Hier, Me Weitzman a fait subir un contre-interrogatoire très serré à M. Lafleur. Celui-ci a admis qu'au moment où il a témoigné devant le juge Sansfaçon, il voulait que son fils recouvre la liberté et vienne habiter chez lui. Mais il n'y avait pas de cachotterie, a-t-il laissé entendre. «Mark travaillait, il faisait de gros efforts pour s'en sortir, et il en fait encore... J'ai peut-être fait l'erreur de l'envoyer à l'hôtel, mais pour moi ses conditions étaient respectées... Dans mon esprit, le couvre-feu, ça ne voulait pas dire nécessairement à la maison... C'est mon fils, j'ai tout fait pour l'aider et je vais continuer à le faire», a notamment dit M. Lafleur.
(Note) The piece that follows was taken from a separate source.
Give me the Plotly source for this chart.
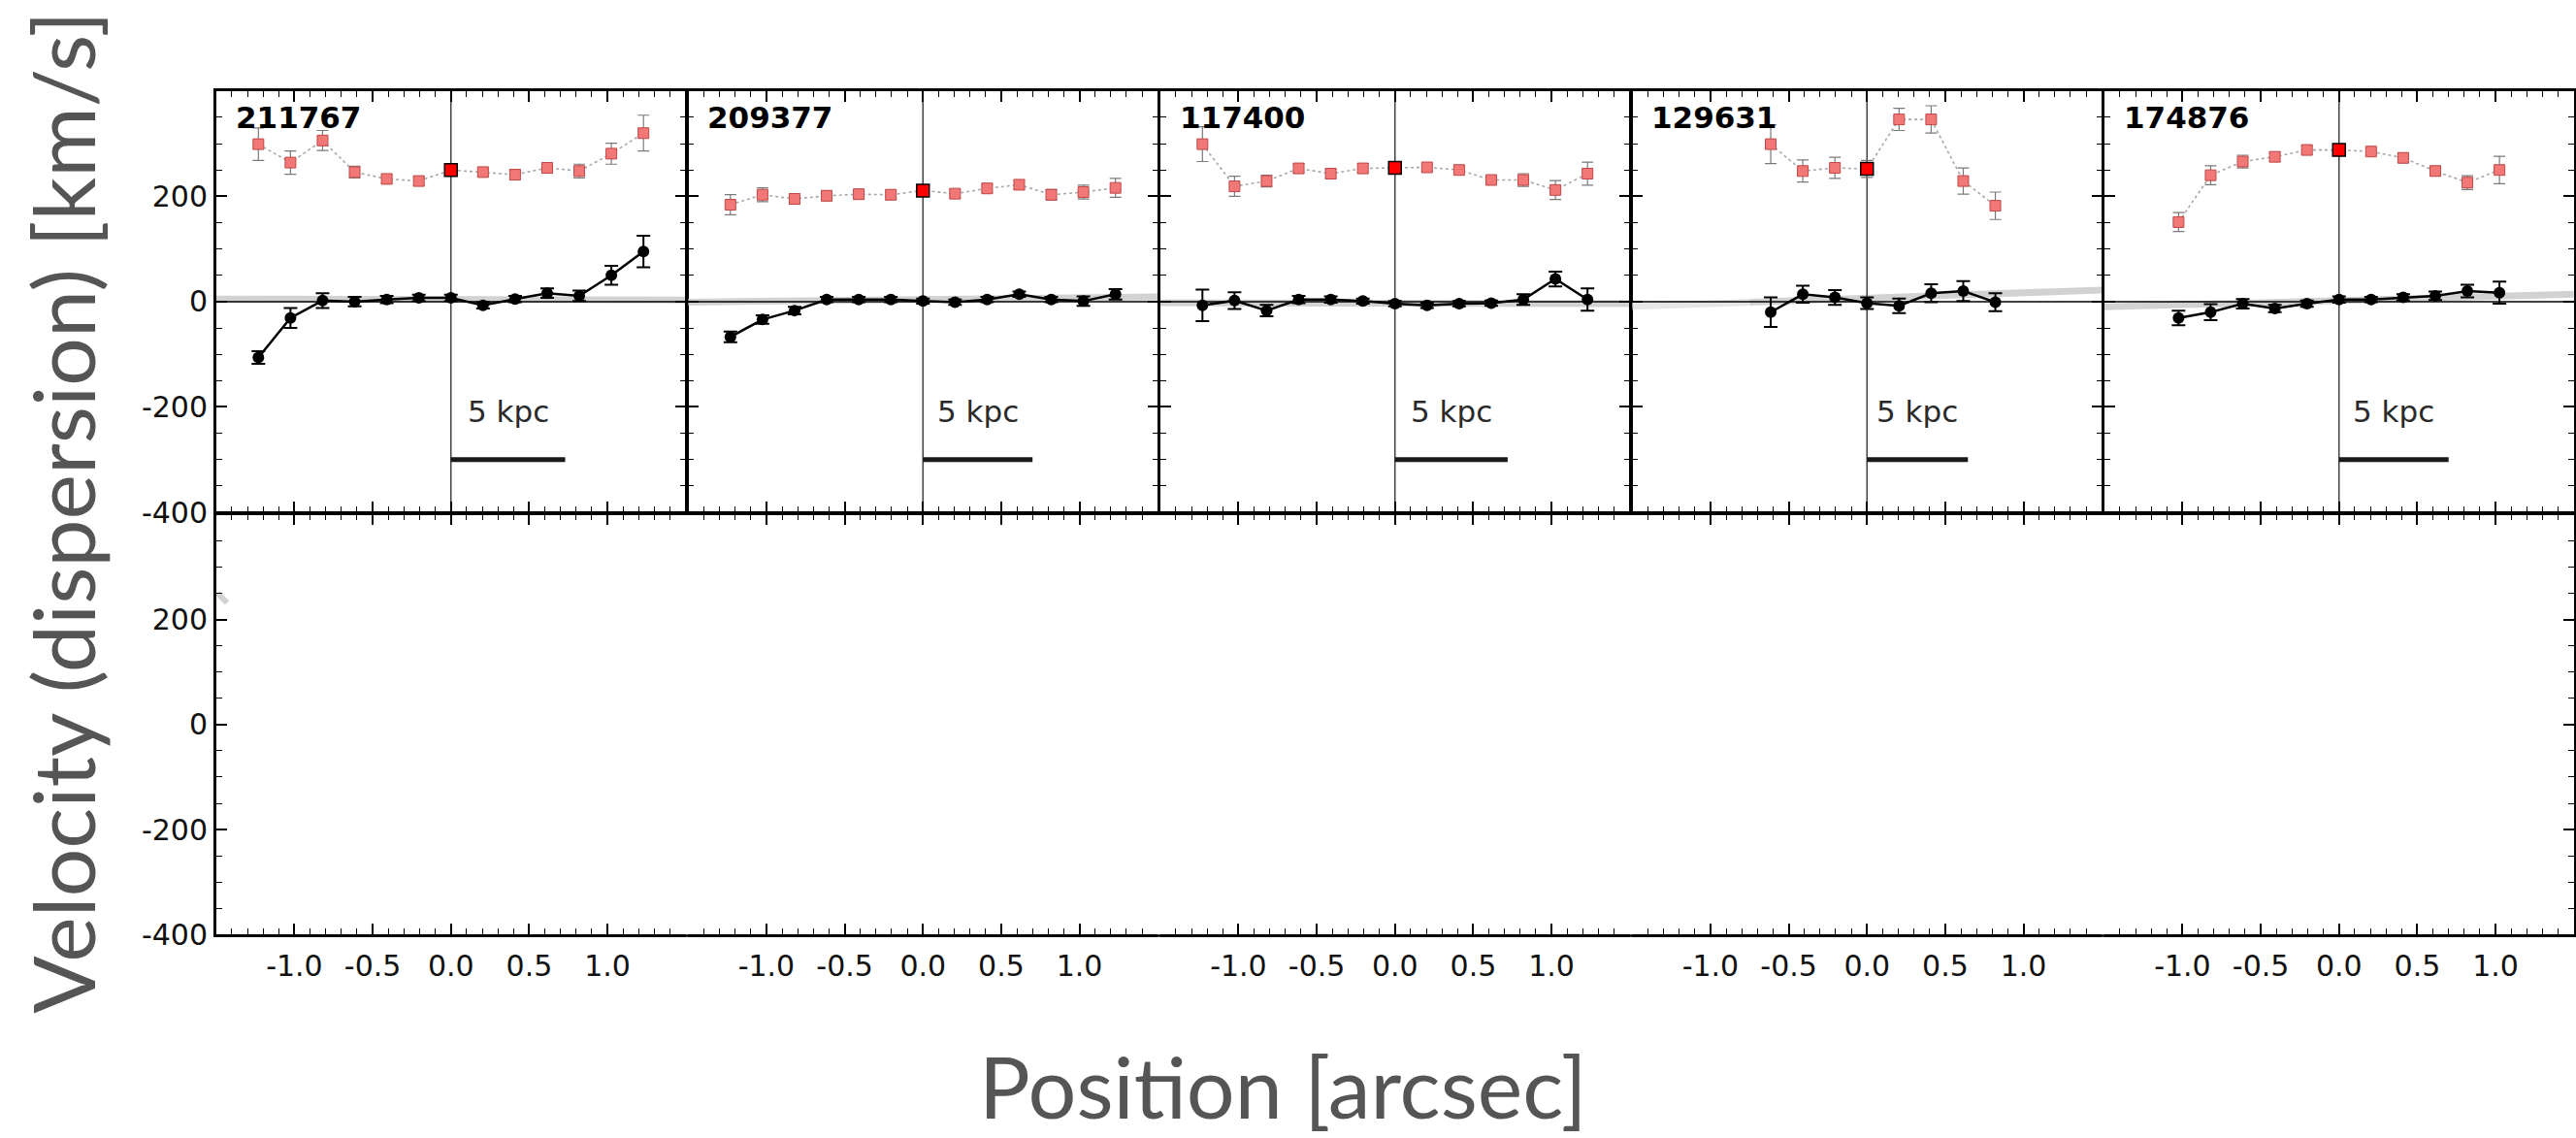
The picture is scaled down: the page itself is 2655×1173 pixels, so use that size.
import plotly.graph_objects as go

W, H = 2655, 1173

# ---------------- data ----------------
galaxy_ids = ["211767", "209377", "117400", "129631", "174876"]

x_211767 = [-1.23, -1.025, -0.82, -0.615, -0.41, -0.205, 0.0, 0.205, 0.41, 0.615, 0.82, 1.025, 1.23]
vel_211767 = [-106, -31, 2, 0, 4, 7, 7, -7, 5, 16, 11, 50, 95]
vel_err_211767 = [12, 19, 14, 9, 7, 6, 6, 6, 6, 9, 10, 18, 30]
disp_211767 = [299, 264, 306, 246, 233, 229, 250, 246, 241, 254, 248, 281, 320]
disp_err_211767 = [31, 22, 19, 11, 8, 8, 5, 8, 9, 10, 13, 20, 34]

x_209377 = [-1.23, -1.025, -0.82, -0.615, -0.41, -0.205, 0.0, 0.205, 0.41, 0.615, 0.82, 1.025, 1.23]
vel_209377 = [-67, -34, -17, 4, 4, 4, 1, -1, 4, 14, 4, 1, 14]
vel_err_209377 = [10, 8, 7, 5, 5, 5, 5, 5, 5, 5, 5, 9, 10]
disp_209377 = [184, 203, 195, 201, 204, 203, 211, 205, 215, 222, 203, 208, 216]
disp_err_209377 = [19, 13, 10, 9, 9, 9, 6, 8, 8, 9, 10, 13, 18]

x_117400 = [-1.23, -1.025, -0.82, -0.615, -0.41, -0.205, 0.0, 0.205, 0.41, 0.615, 0.82, 1.025, 1.23]
vel_117400 = [-7, 2, -17, 4, 4, 1, -4, -7, -4, -3, 4, 43, 4]
vel_err_117400 = [30, 16, 11, 7, 6, 5, 5, 5, 5, 5, 10, 14, 21]
disp_117400 = [299, 219, 229, 253, 243, 253, 254, 255, 250, 231, 231, 212, 243]
disp_err_117400 = [33, 19, 11, 9, 9, 9, 6, 8, 8, 8, 12, 18, 22]

x_129631 = [-0.615, -0.41, -0.205, 0.0, 0.205, 0.41, 0.615, 0.82]
vel_129631 = [-20, 14, 8, -3, -8, 16, 20, -1]
vel_err_129631 = [28, 16, 14, 11, 14, 17, 19, 17]
disp_129631 = [299, 248, 254, 252, 346, 346, 229, 182]
disp_err_129631 = [37, 21, 20, 16, 21, 26, 25, 26]

x_174876 = [-1.025, -0.82, -0.615, -0.41, -0.205, 0.0, 0.205, 0.41, 0.615, 0.82, 1.025]
vel_174876 = [-31, -20, -4, -13, -4, 4, 4, 8, 11, 20, 17]
vel_err_174876 = [14, 15, 9, 7, 6, 6, 5, 6, 8, 12, 21]
disp_174876 = [151, 240, 266, 275, 288, 288, 285, 273, 248, 226, 250]
disp_err_174876 = [18, 18, 12, 9, 8, 6, 7, 9, 9, 13, 26]

# grey model curves (end points over the panel width)
model_x = [-1.5, 1.5]
model_211767 = [5, 3]
model_209377 = [-1, 9]
model_117400 = [-2, -4]
model_129631 = [-9, 22]
model_174876 = [-10, 14]

# stray grey fragment visible in the lower-left panel
frag_x = [-1.49, -1.43]
frag_y = [250, 232]

# 5 kpc scale bar lengths in arcsec
kpc5_arcsec = [0.73, 0.70, 0.72, 0.645, 0.70]

x_ticks = [-1.5, -1.0, -0.5, 0.0, 0.5, 1.0, 1.5]
x_ticklabels = ["", "-1.0", "-0.5", "0.0", "0.5", "1.0", ""]
y_ticks = [-400, -200, 0, 200, 400]
y_ticklabels = ["-400", "-200", "0", "200", ""]
x_range = [-1.5, 1.5]
y_range = [-400, 400]

series = [
    (x_211767, vel_211767, vel_err_211767, disp_211767, disp_err_211767, model_211767),
    (x_209377, vel_209377, vel_err_209377, disp_209377, disp_err_209377, model_209377),
    (x_117400, vel_117400, vel_err_117400, disp_117400, disp_err_117400, model_117400),
    (x_129631, vel_129631, vel_err_129631, disp_129631, disp_err_129631, model_129631),
    (x_174876, vel_174876, vel_err_174876, disp_174876, disp_err_174876, model_174876),
]

# ---------------- layout geometry (pixels, frame-line centres) ----------------
LW = 2.5
col_edges = [221.5, 708.0, 1194.5, 1681.0, 2167.5, 2654.0]
row_edges = [94.0, 537.5, 979.5]

TICKFONT = dict(family="DejaVu Sans", size=30, color="#111111")

fig = go.Figure()
layout = dict(
    width=W, height=H,
    margin=dict(l=0, r=0, t=0, b=0),
    paper_bgcolor="white", plot_bgcolor="rgba(0,0,0,0)",
    showlegend=False,
    annotations=[], shapes=[],
)


def ax_names(n):
    return ("xaxis" if n == 1 else f"xaxis{n}",
            "yaxis" if n == 1 else f"yaxis{n}",
            "x" if n == 1 else f"x{n}",
            "y" if n == 1 else f"y{n}")


for r in range(2):
    top_px = row_edges[r] + LW / 2
    bot_px = row_edges[r + 1] - LW / 2
    for i in range(5):
        n = r * 5 + i + 1
        xa, ya, xr, yr = ax_names(n)
        x0p = col_edges[i] + LW / 2
        x1p = col_edges[i + 1] - LW / 2
        layout[xa] = dict(
            domain=[x0p / W, min(x1p / W, 1.0)],
            anchor=yr, range=x_range,
            showgrid=False, zeroline=False,
            showline=True, linecolor="black", linewidth=LW,
            mirror="ticks",
            ticks="inside", ticklen=11, tickwidth=1.6, tickcolor="black",
            tickmode="array", tickvals=x_ticks, ticktext=x_ticklabels,
            showticklabels=(r == 1), tickfont=TICKFONT, ticklabelstandoff=4,
            minor=dict(ticks="inside", ticklen=6, tickwidth=1.1,
                       tickcolor="black", tickmode="linear", tick0=0, dtick=0.1),
            fixedrange=True,
        )
        ydict = dict(
            domain=[1 - bot_px / H, 1 - top_px / H],
            anchor=xr, range=y_range,
            showgrid=False, zeroline=False,
            linecolor="black", linewidth=LW,
            tickmode="array", tickvals=y_ticks, ticktext=y_ticklabels,
            tickfont=TICKFONT, tickcolor="black", tickwidth=1.6, ticklen=11,
            minor=dict(ticks="inside", ticklen=6, tickwidth=1.1,
                       tickcolor="black", tickmode="linear", tick0=0, dtick=50),
            showticklabels=(i == 0),
            fixedrange=True,
        )
        if r == 0:
            ydict.update(showline=True, mirror="ticks", ticks="inside")
        else:
            if i == 0:
                ydict.update(showline=True, mirror=False, ticks="inside")
            elif i == 4:
                ydict.update(showline=True, mirror=False, ticks="inside", side="right",
                             showticklabels=False)
            else:
                ydict.update(showline=False, ticks="", minor=dict(ticks=""))
        layout[ya] = ydict

# continuous bottom frame line of the lower row
layout["shapes"].append(dict(
    type="line", xref="paper", yref="paper",
    x0=(col_edges[0] - LW / 2) / W, x1=1.0,
    y0=1 - row_edges[2] / H, y1=1 - row_edges[2] / H,
    line=dict(color="black", width=LW), layer="above"))

# ---------------- traces ----------------
for i, (xs, vel, vel_err, disp, disp_err, model) in enumerate(series):
    n = i + 1
    _, _, xr, yr = ax_names(n)
    # grey model
    if i == 3:
        ymid = model[0] + (model[1] - model[0]) * 0.25
        fig.add_trace(go.Scatter(x=[model_x[0], -0.75], y=[model[0], ymid],
                                 mode="lines", line=dict(color="#e6e6e6", width=7),
                                 xaxis=xr, yaxis=yr, hoverinfo="skip"))
        fig.add_trace(go.Scatter(x=[-0.75, model_x[1]], y=[ymid, model[1]],
                                 mode="lines", line=dict(color="#d2d2d2", width=7),
                                 xaxis=xr, yaxis=yr, hoverinfo="skip"))
    else:
        fig.add_trace(go.Scatter(x=model_x, y=model, mode="lines",
                                 line=dict(color="#d2d2d2", width=7),
                                 xaxis=xr, yaxis=yr, hoverinfo="skip"))
    # reference lines
    fig.add_trace(go.Scatter(x=x_range, y=[0, 0], mode="lines",
                             line=dict(color="black", width=1.5),
                             xaxis=xr, yaxis=yr, hoverinfo="skip"))
    fig.add_trace(go.Scatter(x=[0, 0], y=y_range, mode="lines",
                             line=dict(color="#444444", width=1.5),
                             xaxis=xr, yaxis=yr, hoverinfo="skip"))
    # dispersion (red squares)
    fig.add_trace(go.Scatter(
        x=xs, y=disp, mode="lines+markers",
        line=dict(color="#a8a8a8", width=1.6, dash="dot"),
        marker=dict(symbol="square", size=11, color="#f27878",
                    line=dict(color="#c04848", width=1)),
        error_y=dict(type="data", array=disp_err, color="#7a7a7a",
                     thickness=1.2, width=6),
        xaxis=xr, yaxis=yr))
    c = xs.index(0.0)
    fig.add_trace(go.Scatter(
        x=[xs[c]], y=[disp[c]], mode="markers",
        marker=dict(symbol="square", size=13, color="#ff0000",
                    line=dict(color="black", width=1.5)),
        xaxis=xr, yaxis=yr))
    # velocity (black circles)
    fig.add_trace(go.Scatter(
        x=xs, y=vel, mode="lines+markers",
        line=dict(color="black", width=2.5),
        marker=dict(symbol="circle", size=12, color="black"),
        error_y=dict(type="data", array=vel_err, color="black",
                     thickness=2, width=7),
        xaxis=xr, yaxis=yr))
    # scale bar
    fig.add_trace(go.Scatter(x=[0, kpc5_arcsec[i]], y=[-300, -300], mode="lines",
                             line=dict(color="#1a1a1a", width=5),
                             xaxis=xr, yaxis=yr, hoverinfo="skip"))
    layout["annotations"].append(dict(
        x=kpc5_arcsec[i] / 2, y=-209, xref=xr, yref=yr,
        text="5 kpc", showarrow=False, xanchor="center", yanchor="middle",
        font=dict(family="DejaVu Sans", size=31, color="#2a2a2a")))
    layout["annotations"].append(dict(
        x=0.037, y=0.937, xref=f"{xr} domain", yref=f"{yr} domain",
        text=f"<b>{galaxy_ids[i]}</b>", showarrow=False,
        xanchor="left", yanchor="middle",
        font=dict(family="DejaVu Sans", size=31, color="black")))

# bottom row (empty panels)
for i in range(5):
    n = 6 + i
    _, _, xr, yr = ax_names(n)
    if i == 0:
        fig.add_trace(go.Scatter(x=frag_x, y=frag_y, mode="lines",
                                 line=dict(color="#d2d2d2", width=6),
                                 xaxis=xr, yaxis=yr, hoverinfo="skip"))
    else:
        fig.add_trace(go.Scatter(x=[None], y=[None], mode="markers",
                                 xaxis=xr, yaxis=yr, hoverinfo="skip"))

# axis titles
layout["annotations"].append(dict(
    x=64 / W, y=1 - 537 / H, xref="paper", yref="paper",
    text="Velocity (dispersion) [km/s]", textangle=-90, showarrow=False,
    xanchor="center", yanchor="middle",
    font=dict(family="Lato", size=88, color="#555555")))
layout["annotations"].append(dict(
    x=1322 / W, y=1 - 1136 / H, xref="paper", yref="paper",
    text="Position [arcsec]", showarrow=False,
    xanchor="center", yanchor="middle",
    font=dict(family="Lato", size=88, color="#555555")))

fig.update_layout(**layout)
fig.write_html("out.html")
La légende du hockey a aussi avoué avoir vécu l'enfer pendant deux ans, à cause des problèmes judiciaires de son fils. «C'est stressant, savoir que les journalistes épient chacun de tes mots», a-t-il dit.

Me Weitzman concède que la cause de Guy Lafleur a un côté sympathique, voire triste, car il s'agit d'un père qui a voulu aider son fils. Pour elle, il ne fait cependant aucun doute que M. Lafleur est coupable, car lorsque «quelqu'un jure faussement, c'est toujours pour induire la Cour en erreur», a-t-elle soutenu.

«Il a voulu tout faire pour son fils, notamment mentir à la Cour. Il n'a pas été fidèle à son serment», a-t-elle plaidé. Elle considère que lorsqu'il y a un motif louable, cela peut être pris en compte, si l'accusé est reconnu coupable, quand viendra le moment de déterminer la peine.